Zinsser BIN is the best but it in and of itself is pretty stinky for a little while.


----------



## Mrbuilder (Nov 15, 2016)

I use oil based KILZ. Has worked well for me for years. Just remember to completely air out before re-painting.


----------



## stick\shift (Mar 23, 2015)

Oil based primer would be a good choice and is generally all I need but you asked for the best product and that is shellac based, like BIN.


----------



## Fenwayhhh (Mar 22, 2017)

stick\shift said:


> Oil based primer would be a good choice and is generally all I need but you asked for the best product and that is shellac based, like BIN.


 Is Shellac stinky? Hi VOC?


----------



## stick\shift (Mar 23, 2015)

It is stinky but the smell fades pretty quickly.

It's the kind of product where it's common to apply it and then leave the house for an overnight or weekend trip or something and then it's fine when you get back.


----------



## kwikfishron (Mar 11, 2010)

Fenwayhhh said:


> Is Shellac stinky? Hi VOC?


It will make you loopy too but it gets the job done...Good ventilation is key.


----------



## mathmonger (Dec 27, 2012)

Fenwayhhh said:


> Is Shellac stinky? Hi VOC?


Stinky is not really the word. More like intoxicating. VOC's are EXTREMELY high. It's more than double the legal limit for paint. I guess they can get away with it because it is a primer.


----------



## bmcs (May 29, 2017)

Kilz Max

Latex, dries fast, made to seal odors.


----------



## chrisn (Dec 23, 2007)

bmcs said:


> Kilz Max
> 
> Latex, dries fast, made to seal odors.


Might be made to do that but does it work? Not so much, BIN is the only thing that is going to work on ordors.


----------



## ToolSeeker (Sep 19, 2012)

SW has a paint that is supposed to stop odors I haven't used it though. And isn't Mythic paint supposed to be odor free. Why not look into them and forget the primer since it's a repaint. Instead of a primer if you want one look for a sealer. All the primers named so far will make the plaster smell seem like a bed of roses when compared.


----------



## Gymschu (Dec 12, 2010)

Toolseeker, where have you been for the last year or so?


----------



## ToolSeeker (Sep 19, 2012)

Got lost in the shuffle when that thing with the passwords happened. After trying for quite a while to sign back on I gave up. Wife has had some serious major medical problems so I just backed out for a while. Have been lurking though reading the posts. Then after trying to get back on with Been There and Crickets help I made it so Thanks to both of them.

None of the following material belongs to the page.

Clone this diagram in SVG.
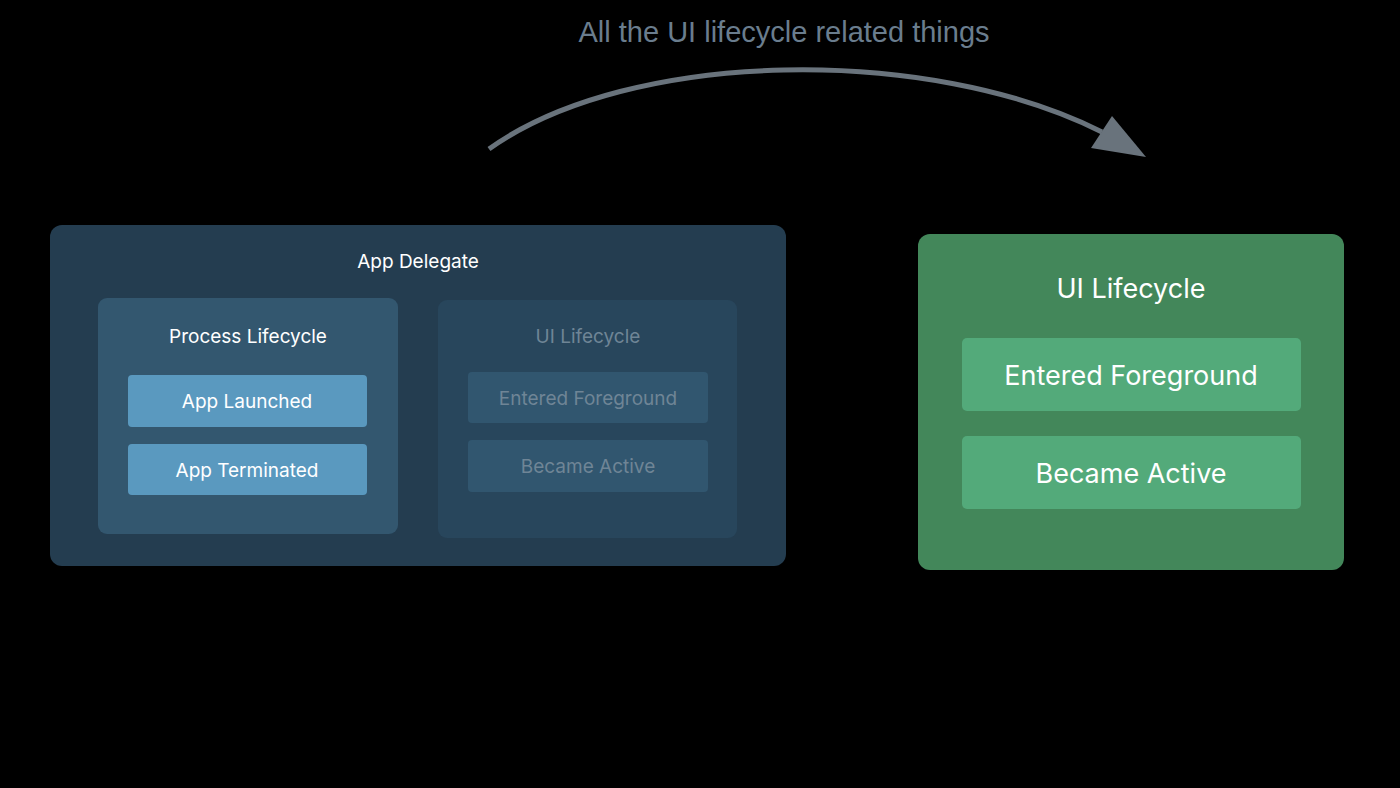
<svg xmlns="http://www.w3.org/2000/svg" width="1400" height="788" viewBox="0 0 1400 788">
<style>
text{font-family:Inter,"Liberation Sans",sans-serif;text-anchor:middle}
.w{fill:#ffffff}
.f{fill:#6f8596}
.t19{font-size:19px}
.t27{font-size:27px}
</style>
<rect width="1400" height="788" fill="#000"/>
<text x="784" y="42" style="font-family:'Liberation Sans',sans-serif;font-size:29px;fill:#6a7d8e">All the UI lifecycle related things</text>
<g id="connectors">
<path d="M489,149 C630,48 930,45 1102,132" fill="none" stroke="#69737c" stroke-width="5"/>
<polygon points="1146,157 1091,148 1112,116" fill="#69737c"/>
</g>
<g id="app-delegate">
<rect x="50" y="225" width="736" height="341" rx="12" fill="#243d50"/>
<text class="w t19" x="418" y="268">App Delegate</text>
</g>
<g id="process-lifecycle">
<rect x="98" y="298" width="300" height="236" rx="9" fill="#33576f"/>
<text class="w t19" x="248" y="343">Process Lifecycle</text>
</g>
<g id="app-launched">
<rect x="128" y="375" width="239" height="52" rx="4" fill="#5a99bf"/>
<text class="w t19" x="247" y="408">App Launched</text>
</g>
<g id="app-terminated">
<rect x="128" y="444" width="239" height="51" rx="4" fill="#5a99bf"/>
<text class="w t19" x="247" y="477">App Terminated</text>
</g>
<g id="ui-lifecycle-faded">
<rect x="438" y="300" width="299" height="238" rx="9" fill="#28465c"/>
<text class="f t19" x="588" y="343">UI Lifecycle</text>
</g>
<g id="entered-foreground-faded">
<rect x="468" y="372" width="240" height="51" rx="4" fill="#31566f"/>
<text class="f t19" x="588" y="405">Entered Foreground</text>
</g>
<g id="became-active-faded">
<rect x="468" y="440" width="240" height="52" rx="4" fill="#31566f"/>
<text class="f t19" x="588" y="473">Became Active</text>
</g>
<g id="ui-lifecycle">
<rect x="918" y="234" width="426" height="336" rx="12" fill="#43875a"/>
<text class="w t27" x="1131" y="298">UI Lifecycle</text>
</g>
<g id="entered-foreground">
<rect x="962" y="338" width="339" height="73" rx="5" fill="#53aa7a"/>
<text class="w t27" x="1131" y="385">Entered Foreground</text>
</g>
<g id="became-active">
<rect x="962" y="436" width="339" height="73" rx="5" fill="#53aa7a"/>
<text class="w t27" x="1131" y="483">Became Active</text>
</g>
</svg>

Good to see you have held down the fort though.


----------



## chrisn (Dec 23, 2007)

ToolSeeker said:


> Got lost in the shuffle when that thing with the passwords happened. After trying for quite a while to sign back on I gave up. Wife has had some serious major medical problems so I just backed out for a while. Have been lurking though reading the posts. Then after trying to get back on with Been There and Crickets help I made it so Thanks to both of them.
> 
> Good to see you have held down the fort though.


I have helped(just a little)


----------



## Nik333 (Mar 1, 2015)

Fenwayhhh said:


> Hi All,
> 
> Looking to repaint a bedroom that was stripped of 1970s wallpaper and painted two years ago but continues to emit this plaster type smell from every single inch of every wall in the room. Had air tested which contained typical VOCs from paint, cleaners etc but this is my toddler's bedroom and think it might be contributing to his coughing and post nasal. Not sure as I air it out every day.
> 
> ...


Have you tried a small air purifier with a filter? HEPA or even HEPA-like? Not very expensive. They have good ones at Walmart.


----------